Sea como fuere, en 1476 se confirmó la propiedad al hermano del Mariscal, Diego Gómez de Torres, quien levantó allí sus casas en la segunda mitad del XV. En el 1566 se produce una profunda reforma, en la que --tal vez-- intervino el mismo maestro que en el Palacio de Moctezuma. Como testigo quedó la bellísima lápida situada en el patio: Arx antiqua fui maurorum regia quondam rex quibus Alfonsus fortiter eripuit bella sedet tempus tandem rapuere ruina Ulloae iam opera pulchra burgo domus . Esto es, en traducción mía: Fortaleza antigua y real fui un día de los moros, a quienes valerosamente se la arrebató el Rey Alfonso. A las guerras las calma el tiempo y, así, los Ulloa, rescataron la casa de la ruina (ofreciéndola) como bella obra para la Villa.

La gran reforma

El patio en el que se alberga la lápida, con columnas toscanas y arcos rebajados pertenece a 1.600 encargado por Lorenzo de Ulloa. Pero es en la centuria siguiente cuando se acomete la gran reforma de la fachada principal por obra del entonces propietario, Joaquín Jorge de Cáceres Quiñones, Señor de Espadero y la Lagartera. Sus descendientes serían Duques de Fernán Núñez. En la reforma se dejaría el palacio más o menos como hoy lo conocemos, con su gran puerta adintelada, tres hermosos balcones y las grandes armerías de los Cáceres enmarcadas en un delirio de lambrequines y atauriques y hermosísimos coroneles.

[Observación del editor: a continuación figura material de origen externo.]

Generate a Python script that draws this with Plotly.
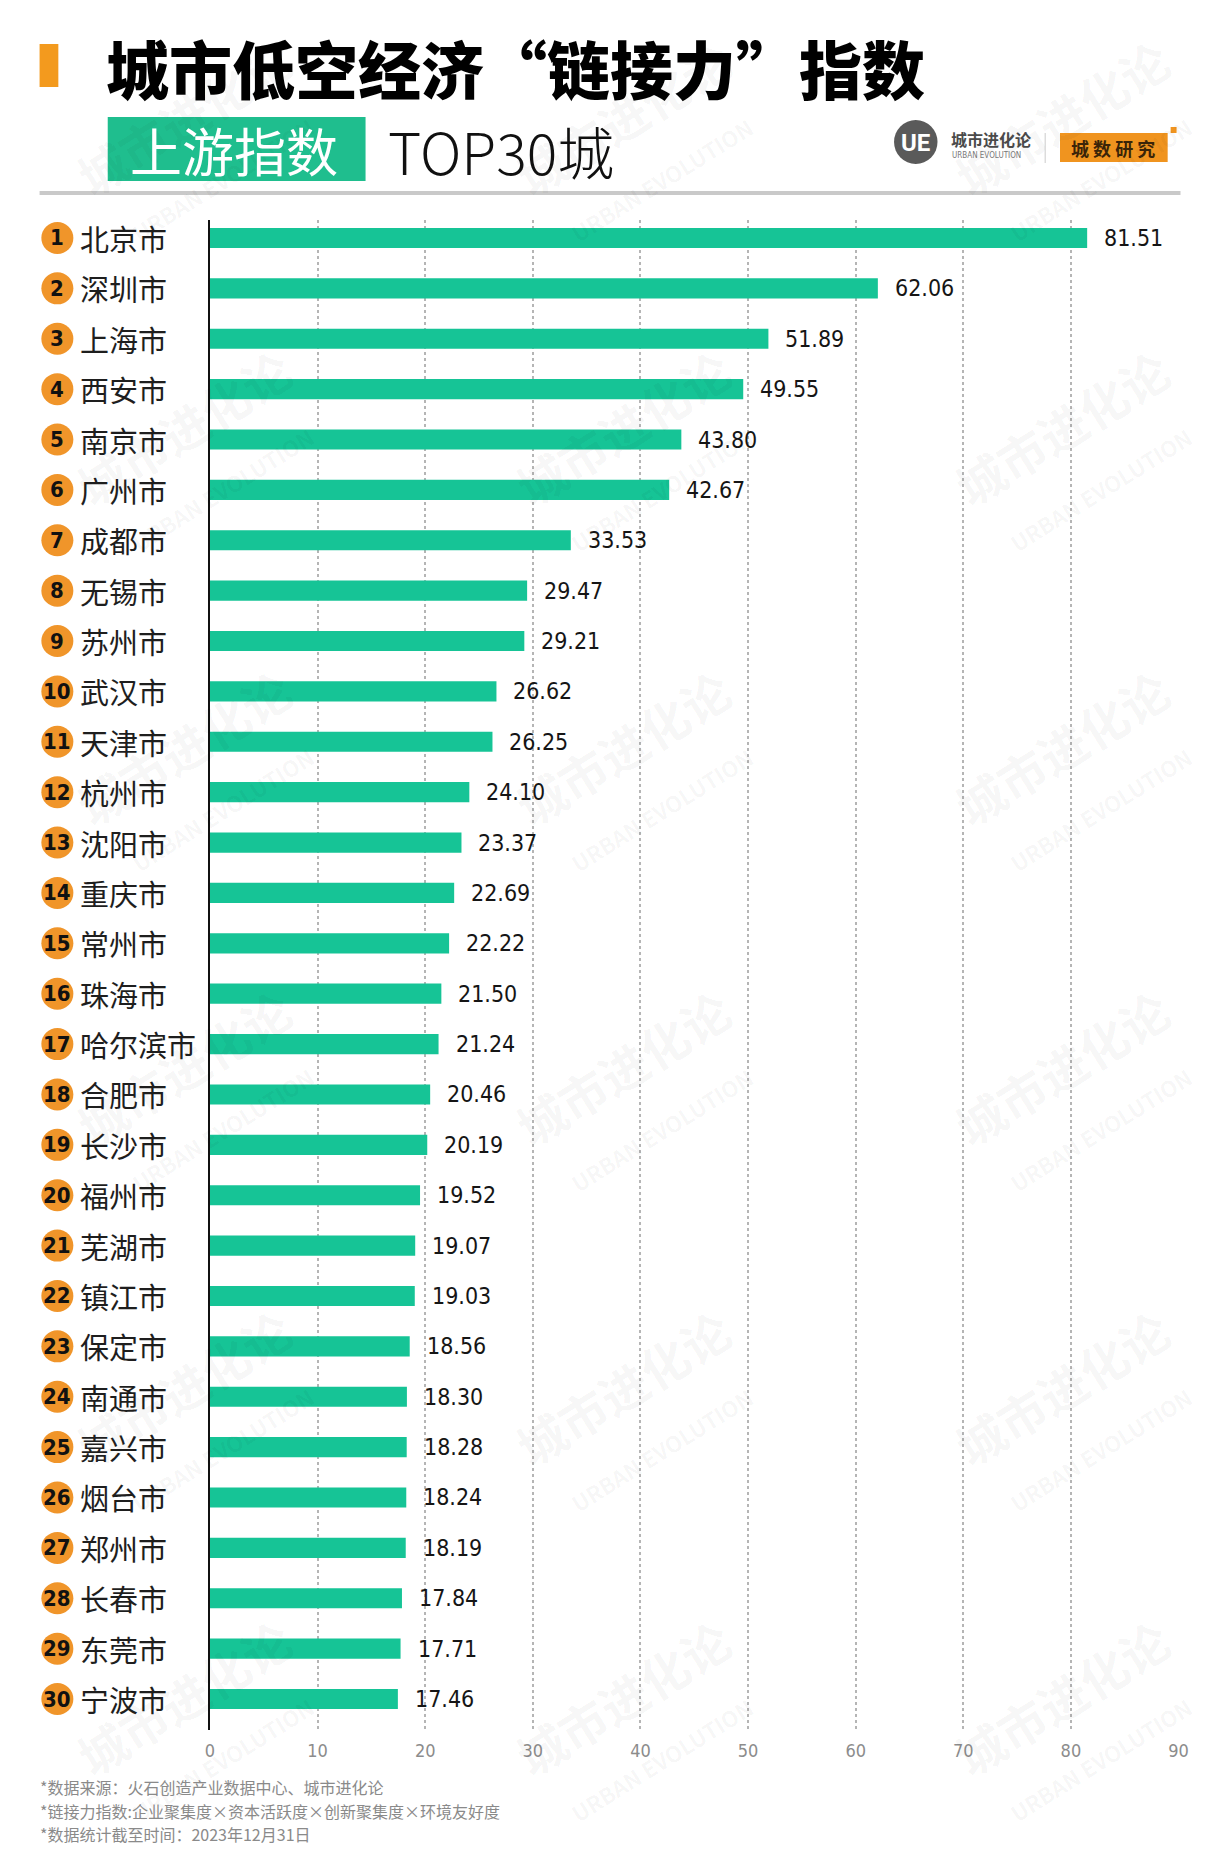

La balaustrada de cerámica de Puente del Arzobispo es también de esta reforma, y sobre los pináculos se colocaron las veletas (hoy inexistentes) que dan nombre a la casa. La parte anterior de la misma fue anulada y se reconstruyó en la reforma de 1976. Las fachadas laterales nos hablan de otros tiempos y tienen un sabor más medieval. En las escaleras que bajan al Rincón de la Monja vemos dos antiguas armerías de Torres y Ulloa que, con probabilidad, estuvieron en la fachada principal. La fachada que mira al este es de una belleza admirable, evocadora de la antigüedad real del edificio.

El interior alberga el Museo Provincial, junto con la hoy anexa Casa de los Caballos y sus colecciones son de una importancia capital. Dentro se haya el aljibe árabe, más antiguo que el propio alcázar almohade, con sus arcos túmidos y columnas romanas reaprovechadas, que en sí mismo merecería un artículo. Callo y habla Pedro de Lorenzo: Agua de cielo, pero sin cielo, sin ritmo, agua de mazmorra, oculta, estremecedora agua de suplicio y drama, callada, turbadora, agua de tántalo. Es difícil expresar lo que se siente al bajar al aljibe. Hay cosas en esta vida que no se pueden expresar con palabras, o tal vez sí, y entonces se vuelven poesía. Poesía hecha de piedras y aguas, de siglos y caricias, de miradas eternas y silencios elocuentes, poesía cacereña en la que cada uno de nosotros somos un pobre verso.